TORONTO – As the Toronto Raptors inch ever closer to their official restart this coming Saturday against the Los Angeles Lakers, questions about how the team might perform after nearly five months without playing meaningful games are, understandably, front of mind for many.
What’s the rotation going to look like with the club fully healthy? Can Pascal Siakam take the next step and become a bona fide superstar? What about Kyle Lowry? Should we expect the best post-season of his career this year because of how rested he’ll be?
These are all big questions that, while fun to think about, aren’t really all that important because, in the end, basketball is still a simple game.
“If you play the best defence and you make the most shots, you win,” said a chuckling Marc Gasol in a conference call Thursday.
Truer words have rarely been spoken before.
But while the key to the Raptors’ performance in the NBA restart may be easy to identify and answer, a much more difficult thing to do will be to ensure the social and racial justice issues that have been talked about in the leadup to actual games returning don’t get swept under the rug when everything starts to count again.
It’ll be up to everyone involved in the NBA – players, coaches, support staff, executives and even us in the media – to ensure this narrative doesn’t die because the conversation is far too important to put to the wayside in favour of discussions about pick-and-roll coverages and out-of-timeout play calls.

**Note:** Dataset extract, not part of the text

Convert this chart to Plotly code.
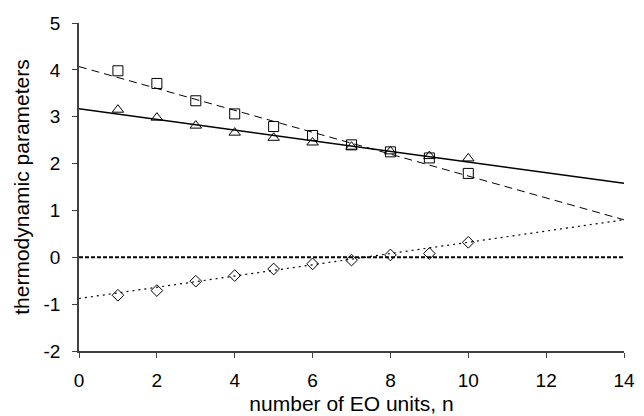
import plotly.graph_objects as go

n_units = [1, 2, 3, 4, 5, 6, 7, 8, 9, 10]
squares = [3.98, 3.71, 3.34, 3.06, 2.79, 2.60, 2.40, 2.25, 2.12, 1.79]
triangles = [3.15, 2.98, 2.81, 2.66, 2.55, 2.45, 2.36, 2.26, 2.16, 2.11]
diamonds = [-0.81, -0.71, -0.51, -0.39, -0.25, -0.14, -0.06, 0.05, 0.08, 0.32]

fit_x = [0, 14]
fit_squares = [4.07, 0.80]
fit_triangles = [3.17, 1.58]
fit_diamonds = [-0.88, 0.80]
zero_line = [0, 0]

x_ticks = [0, 2, 4, 6, 8, 10, 12, 14]
y_ticks = [-2, -1, 0, 1, 2, 3, 4, 5]

fig = go.Figure()

fig.add_trace(go.Scatter(x=fit_x, y=zero_line, mode="lines",
                         line=dict(color="black", width=2, dash="4px,2px"), showlegend=False))
fig.add_trace(go.Scatter(x=fit_x, y=fit_squares, mode="lines",
                         line=dict(color="black", width=1, dash="8px,5px"), showlegend=False))
fig.add_trace(go.Scatter(x=fit_x, y=fit_triangles, mode="lines",
                         line=dict(color="black", width=1.5), showlegend=False))
fig.add_trace(go.Scatter(x=fit_x, y=fit_diamonds, mode="lines",
                         line=dict(color="black", width=1.2, dash="2px,4px"), showlegend=False))

fig.add_trace(go.Scatter(x=n_units, y=squares, mode="markers",
                         marker=dict(symbol="square-open", size=10, color="black", line=dict(width=1)),
                         showlegend=False))
fig.add_trace(go.Scatter(x=n_units, y=triangles, mode="markers",
                         marker=dict(symbol="triangle-up-open", size=10, color="black", line=dict(width=1)),
                         showlegend=False))
fig.add_trace(go.Scatter(x=n_units, y=diamonds, mode="markers",
                         marker=dict(symbol="diamond-open", size=9, color="black", line=dict(width=1)),
                         showlegend=False))

tick_font = dict(family="Liberation Sans, Arial, sans-serif", size=19, color="black")
title_font = dict(family="Liberation Sans, Arial, sans-serif", size=21, color="black")

fig.update_layout(
    width=644, height=416,
    margin=dict(l=79, r=20, t=23, b=65),
    paper_bgcolor="white", plot_bgcolor="white",
    font=tick_font,
    xaxis=dict(range=[0, 14], tickvals=x_ticks, ticktext=[str(v) for v in x_ticks],
               showgrid=False, zeroline=False, showline=True, linecolor="#404040", linewidth=1.5,
               ticks="outside", ticklen=5, tickcolor="#404040", tickfont=tick_font,
               ticklabelstandoff=6, automargin=False,
               title=dict(text="number of EO units, n", font=title_font, standoff=7)),
    yaxis=dict(range=[-2, 5], tickvals=y_ticks, ticktext=[str(v) for v in y_ticks],
               showgrid=False, zeroline=False, showline=True, linecolor="#404040", linewidth=1.5,
               ticks="outside", ticklen=5, tickcolor="#404040", tickfont=tick_font,
               ticklabelstandoff=8, automargin=False,
               title=dict(text="thermodynamic parameters", font=title_font, standoff=8)),
)

fig.write_html("out.html")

“I think basketball could be a distraction but we’re all firm that we want to use it as a vehicle to spread awareness and continue to just give a positive message to everyone out there,” Pascal Siakam said. “So, like we said, there are bigger issues in the world right now. And obviously we need basketball, and basketball is something that’s really vital for us and for everyone, but at the same time we just can’t forget about the task at hand and the things that are way more important than basketball and the things that are way more important than us.”
Siakam, a Cameroon native, has had a different experience with anti-Black racism in his life and said he had to learn about the history of it in North American when he first came over to the continent when he was 16.
“Like I said to a lot of the guys, I had to educate myself on a lot of issues in North America and find things that I didn’t know about, like Jim Crow and all the different things I just didn’t know about,” Siakam said. “Where I’m from those are not issues that we deal with. We have different issues. So I think the more I educate myself, the more I can speak on these issues that we see here.”
The crash course Siakam took himself through in North America’s less-than-stellar history with racism can serve as an example of what’s possible if people were to just take the time to educate themselves on important matters. In just 10 years, Siakam has gone from knowing little-to-none about the dynamics of race in North America to be able to speak eloquently on the topic.
“I think just keep the conversation going,” Siakam said in regards to how to prevent social justice issues from being overshadowed by basketball. “I think our team, we have a lot of special things set up and things that we’ve been thinking about to try and make sure we keep educating ourselves and educating people.
“…I think guys have different opinions and different ways or different things that they want to focus on. And I think we have to find a common a message and then everybody, individually, can go on their own and do what they have to do to make the change.”
Similarly to Siakam, Gasol, a native Spaniard, also made a point to learn African-American history when he first came across to these shores in 2008.
Originally a member of the Memphis Grizzlies, Gasol recalled one of the first activities the team did together was to visit the National Civil Rights Museum built around the former Lorraine Motel, where Martin Luther King Jr. was assassinated in 1968.
“…If you have a chance I would advise you to go,” Gasol said of the museum. “It has grown and improved over the years but the history is still there, the education is still there to be taught and you have a lot of leaders in the Memphis community area that can really help you.
“And yes, you have to learn a lot and see how much of a struggle African-American people [faced] and the lack of opportunity and about the history and how hard they had to work to get that opportunity and be where they’re at now, and they’re still not where they’re supposed to be.
“So it’s a work in progress, but I think with all the allies and all the people pushing for it, I think eventually we’re gonna get, for sure, where we want to be.”
Or rather, if we are to reach that utopia Gasol spoke about, it has to be.